■ Short task ■
Without including the pictures, copy out every line below.

* BEGIN Stored data *

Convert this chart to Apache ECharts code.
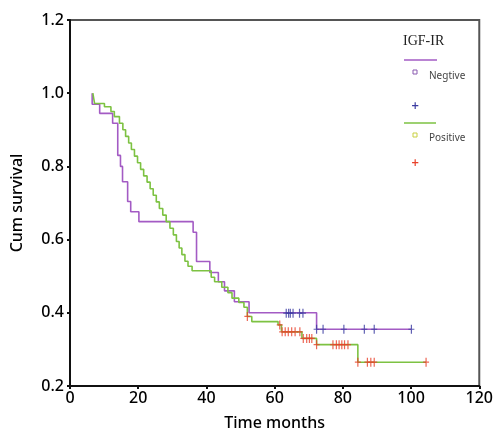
<!doctype html>
<html lang="en">
  <head>
    <meta charset="utf-8">
    <title>IGF-IR survival</title>
    <script src="https://cdn.jsdelivr.net/npm/echarts@6/dist/echarts.min.js"></script>
  </head>
  <body style="margin:0; background:#fff;">
    <div id="chart" style="width: 496px; height: 436px;"></div>
    <script>
      // Kaplan-Meier steps (time in months, cum survival)
      var negTime = [6.5, 6.5, 8.7, 12.5, 14.0, 14.8, 15.4, 16.9, 17.8, 20.2, 36.1, 37.1, 41.0, 43.5, 45.3, 48.2, 52.5, 72.3, 100.1];
      var negSurv = [1.0, 0.97, 0.945, 0.918, 0.83, 0.80, 0.758, 0.704, 0.676, 0.649, 0.62, 0.54, 0.51, 0.485, 0.46, 0.43, 0.40, 0.355, 0.355];

      var posTime = [6.7, 7.2, 10.1, 12.0, 13.0, 14.5, 15.5, 16.3, 17.2, 18.0, 18.9, 19.8, 20.7, 21.6, 22.6, 23.5, 24.4, 25.3, 26.2, 27.2, 28.2, 29.3, 30.3, 31.2, 32.0, 32.8, 33.7, 34.6, 35.8, 41.4, 42.4, 44.5, 46.3, 47.5, 49.5, 51.0, 52.0, 53.3, 61.0, 62.0, 68.0, 72.3, 84.4, 104.4];
      var posSurv = [1.0, 0.972, 0.963, 0.95, 0.936, 0.918, 0.9, 0.882, 0.864, 0.846, 0.828, 0.81, 0.792, 0.774, 0.757, 0.739, 0.721, 0.703, 0.685, 0.667, 0.649, 0.631, 0.613, 0.595, 0.577, 0.559, 0.541, 0.527, 0.515, 0.497, 0.485, 0.47, 0.455, 0.44, 0.428, 0.415, 0.39, 0.376, 0.367, 0.348, 0.33, 0.313, 0.265, 0.265];

      // censored cases
      var negCensorTime = [63.4, 64.1, 64.6, 65.4, 67.3, 68.3, 72.3, 74.2, 80.3, 86.3, 89.2, 100.1];
      var negCensorSurv = [0.399, 0.399, 0.399, 0.399, 0.399, 0.399, 0.355, 0.355, 0.355, 0.355, 0.355, 0.355];
      var posCensorTime = [52.0, 61.5, 62.2, 63.1, 64.0, 65.0, 66.0, 67.4, 68.4, 69.4, 70.2, 70.9, 72.3, 77.1, 78.1, 78.9, 79.7, 80.5, 81.5, 84.4, 87.2, 88.2, 89.2, 104.4];
      var posCensorSurv = [0.39, 0.367, 0.348, 0.348, 0.348, 0.348, 0.348, 0.348, 0.33, 0.33, 0.33, 0.33, 0.313, 0.313, 0.313, 0.313, 0.313, 0.313, 0.313, 0.265, 0.265, 0.265, 0.265, 0.265];

      function pairs(xs, ys) {
        return xs.map(function (x, i) { return [x, ys[i]]; });
      }

      var plus = 'path://M-0.8,-6H0.8V-0.8H4V0.8H0.8V6H-0.8V0.8H-4V-0.8H-0.8Z';
      var font = 'Noto Sans';

      var myChart = echarts.init(document.getElementById('chart'));
      myChart.setOption({
        animation: false,
        textStyle: { fontFamily: font },
        grid: {
          left: 70, right: 11, top: 20, bottom: 50,
          show: true, borderColor: '#555', borderWidth: 2, backgroundColor: '#fff'
        },
        xAxis: {
          type: 'value', min: 0, max: 120, interval: 20,
          name: 'Time months', nameLocation: 'middle', nameGap: 29,
          nameTextStyle: { fontSize: 16, color: '#000', fontWeight: 500 },
          axisLine: { lineStyle: { color: '#111', width: 2 } },
          axisTick: { length: 3, lineStyle: { color: '#111', width: 2 } },
          axisLabel: { fontSize: 16, color: '#000', fontWeight: 500, margin: 4 },
          splitLine: { show: false }
        },
        yAxis: {
          type: 'value', min: 0.2, max: 1.2, interval: 0.2,
          name: 'Cum survival', nameLocation: 'middle', nameGap: 45,
          nameTextStyle: { fontSize: 16, color: '#000', fontWeight: 500 },
          axisLine: { show: true, lineStyle: { color: '#111', width: 2 } },
          axisTick: { show: true, length: 3, lineStyle: { color: '#111', width: 2 } },
          axisLabel: { fontSize: 16, color: '#000', fontWeight: 500, margin: 6, formatter: function (v) { return v.toFixed(1); } },
          splitLine: { show: false }
        },
        graphic: [
          { type: 'text', left: 403, top: 34, style: { text: 'IGF-IR', font: '14px "Liberation Serif"', fill: '#222' } },
          { type: 'line', shape: { x1: 404, y1: 60, x2: 437, y2: 60 }, style: { stroke: '#a35bc4', lineWidth: 1.5 } },
          { type: 'rect', shape: { x: 413, y: 70, width: 4, height: 4 }, style: { fill: 'none', stroke: '#8a5ab0', lineWidth: 1 } },
          { type: 'text', left: 429, top: 71, style: { text: 'Negtive', font: '10px "Noto Sans"', fill: '#444' } },
          { type: 'text', left: 411, top: 101, style: { text: '+', font: 'bold 10px "DejaVu Sans"', fill: '#3a3aa0' } },
          { type: 'line', shape: { x1: 404, y1: 123, x2: 436, y2: 123 }, style: { stroke: '#7dc242', lineWidth: 1.5 } },
          { type: 'rect', shape: { x: 413, y: 133, width: 4, height: 4 }, style: { fill: 'none', stroke: '#c8d040', lineWidth: 1 } },
          { type: 'text', left: 429, top: 133, style: { text: 'Positive', font: '10px "Noto Sans"', fill: '#444' } },
          { type: 'text', left: 411, top: 158, style: { text: '+', font: 'bold 10px "DejaVu Sans"', fill: '#e8402a' } }
        ],
        series: [
          {
            name: 'Negtive', type: 'line', step: 'end', showSymbol: false,
            data: pairs(negTime, negSurv),
            lineStyle: { color: '#a35bc4', width: 1.6 }, z: 2
          },
          {
            name: 'Positive', type: 'line', step: 'end', showSymbol: false,
            data: pairs(posTime, posSurv),
            lineStyle: { color: '#7dc242', width: 1.6 }, z: 2
          },
          {
            name: 'Negtive censored', type: 'scatter', symbol: plus, symbolSize: [6, 9],
            data: pairs(negCensorTime, negCensorSurv),
            itemStyle: { color: '#3a3aa0' }, z: 3
          },
          {
            name: 'Positive censored', type: 'scatter', symbol: plus, symbolSize: [6, 9],
            data: pairs(posCensorTime, posCensorSurv),
            itemStyle: { color: '#e8402a' }, z: 3
          }
        ]
      });
    </script>
  </body>
</html>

* END Stored data *

■ The completed task ■
Convert this chart to Apache ECharts code.
<!doctype html>
<html lang="en">
  <head>
    <meta charset="utf-8">
    <title>IGF-IR survival</title>
    <script src="https://cdn.jsdelivr.net/npm/echarts@6/dist/echarts.min.js"></script>
  </head>
  <body style="margin:0; background:#fff;">
    <div id="chart" style="width: 496px; height: 436px;"></div>
    <script>
      // Kaplan-Meier steps (time in months, cum survival)
      var negTime = [6.5, 6.5, 8.7, 12.5, 14.0, 14.8, 15.4, 16.9, 17.8, 20.2, 36.1, 37.1, 41.0, 43.5, 45.3, 48.2, 52.5, 72.3, 100.1];
      var negSurv = [1.0, 0.97, 0.945, 0.918, 0.83, 0.80, 0.758, 0.704, 0.676, 0.649, 0.62, 0.54, 0.51, 0.485, 0.46, 0.43, 0.40, 0.355, 0.355];

      var posTime = [6.7, 7.2, 10.1, 12.0, 13.0, 14.5, 15.5, 16.3, 17.2, 18.0, 18.9, 19.8, 20.7, 21.6, 22.6, 23.5, 24.4, 25.3, 26.2, 27.2, 28.2, 29.3, 30.3, 31.2, 32.0, 32.8, 33.7, 34.6, 35.8, 41.4, 42.4, 44.5, 46.3, 47.5, 49.5, 51.0, 52.0, 53.3, 61.0, 62.0, 68.0, 72.3, 84.4, 104.4];
      var posSurv = [1.0, 0.972, 0.963, 0.95, 0.936, 0.918, 0.9, 0.882, 0.864, 0.846, 0.828, 0.81, 0.792, 0.774, 0.757, 0.739, 0.721, 0.703, 0.685, 0.667, 0.649, 0.631, 0.613, 0.595, 0.577, 0.559, 0.541, 0.527, 0.515, 0.497, 0.485, 0.47, 0.455, 0.44, 0.428, 0.415, 0.39, 0.376, 0.367, 0.348, 0.33, 0.313, 0.265, 0.265];

      // censored cases
      var negCensorTime = [63.4, 64.1, 64.6, 65.4, 67.3, 68.3, 72.3, 74.2, 80.3, 86.3, 89.2, 100.1];
      var negCensorSurv = [0.399, 0.399, 0.399, 0.399, 0.399, 0.399, 0.355, 0.355, 0.355, 0.355, 0.355, 0.355];
      var posCensorTime = [52.0, 61.5, 62.2, 63.1, 64.0, 65.0, 66.0, 67.4, 68.4, 69.4, 70.2, 70.9, 72.3, 77.1, 78.1, 78.9, 79.7, 80.5, 81.5, 84.4, 87.2, 88.2, 89.2, 104.4];
      var posCensorSurv = [0.39, 0.367, 0.348, 0.348, 0.348, 0.348, 0.348, 0.348, 0.33, 0.33, 0.33, 0.33, 0.313, 0.313, 0.313, 0.313, 0.313, 0.313, 0.313, 0.265, 0.265, 0.265, 0.265, 0.265];

      function pairs(xs, ys) {
        return xs.map(function (x, i) { return [x, ys[i]]; });
      }

      var plus = 'path://M-0.8,-6H0.8V-0.8H4V0.8H0.8V6H-0.8V0.8H-4V-0.8H-0.8Z';
      var font = 'Noto Sans';

      var myChart = echarts.init(document.getElementById('chart'));
      myChart.setOption({
        animation: false,
        textStyle: { fontFamily: font },
        grid: {
          left: 70, right: 11, top: 20, bottom: 50,
          show: true, borderColor: '#555', borderWidth: 2, backgroundColor: '#fff'
        },
        xAxis: {
          type: 'value', min: 0, max: 120, interval: 20,
          name: 'Time months', nameLocation: 'middle', nameGap: 29,
          nameTextStyle: { fontSize: 16, color: '#000', fontWeight: 500 },
          axisLine: { lineStyle: { color: '#111', width: 2 } },
          axisTick: { length: 3, lineStyle: { color: '#111', width: 2 } },
          axisLabel: { fontSize: 16, color: '#000', fontWeight: 500, margin: 4 },
          splitLine: { show: false }
        },
        yAxis: {
          type: 'value', min: 0.2, max: 1.2, interval: 0.2,
          name: 'Cum survival', nameLocation: 'middle', nameGap: 45,
          nameTextStyle: { fontSize: 16, color: '#000', fontWeight: 500 },
          axisLine: { show: true, lineStyle: { color: '#111', width: 2 } },
          axisTick: { show: true, length: 3, lineStyle: { color: '#111', width: 2 } },
          axisLabel: { fontSize: 16, color: '#000', fontWeight: 500, margin: 6, formatter: function (v) { return v.toFixed(1); } },
          splitLine: { show: false }
        },
        graphic: [
          { type: 'text', left: 403, top: 34, style: { text: 'IGF-IR', font: '14px "Liberation Serif"', fill: '#222' } },
          { type: 'line', shape: { x1: 404, y1: 60, x2: 437, y2: 60 }, style: { stroke: '#a35bc4', lineWidth: 1.5 } },
          { type: 'rect', shape: { x: 413, y: 70, width: 4, height: 4 }, style: { fill: 'none', stroke: '#8a5ab0', lineWidth: 1 } },
          { type: 'text', left: 429, top: 71, style: { text: 'Negtive', font: '10px "Noto Sans"', fill: '#444' } },
          { type: 'text', left: 411, top: 101, style: { text: '+', font: 'bold 10px "DejaVu Sans"', fill: '#3a3aa0' } },
          { type: 'line', shape: { x1: 404, y1: 123, x2: 436, y2: 123 }, style: { stroke: '#7dc242', lineWidth: 1.5 } },
          { type: 'rect', shape: { x: 413, y: 133, width: 4, height: 4 }, style: { fill: 'none', stroke: '#c8d040', lineWidth: 1 } },
          { type: 'text', left: 429, top: 133, style: { text: 'Positive', font: '10px "Noto Sans"', fill: '#444' } },
          { type: 'text', left: 411, top: 158, style: { text: '+', font: 'bold 10px "DejaVu Sans"', fill: '#e8402a' } }
        ],
        series: [
          {
            name: 'Negtive', type: 'line', step: 'end', showSymbol: false,
            data: pairs(negTime, negSurv),
            lineStyle: { color: '#a35bc4', width: 1.6 }, z: 2
          },
          {
            name: 'Positive', type: 'line', step: 'end', showSymbol: false,
            data: pairs(posTime, posSurv),
            lineStyle: { color: '#7dc242', width: 1.6 }, z: 2
          },
          {
            name: 'Negtive censored', type: 'scatter', symbol: plus, symbolSize: [6, 9],
            data: pairs(negCensorTime, negCensorSurv),
            itemStyle: { color: '#3a3aa0' }, z: 3
          },
          {
            name: 'Positive censored', type: 'scatter', symbol: plus, symbolSize: [6, 9],
            data: pairs(posCensorTime, posCensorSurv),
            itemStyle: { color: '#e8402a' }, z: 3
          }
        ]
      });
    </script>
  </body>
</html>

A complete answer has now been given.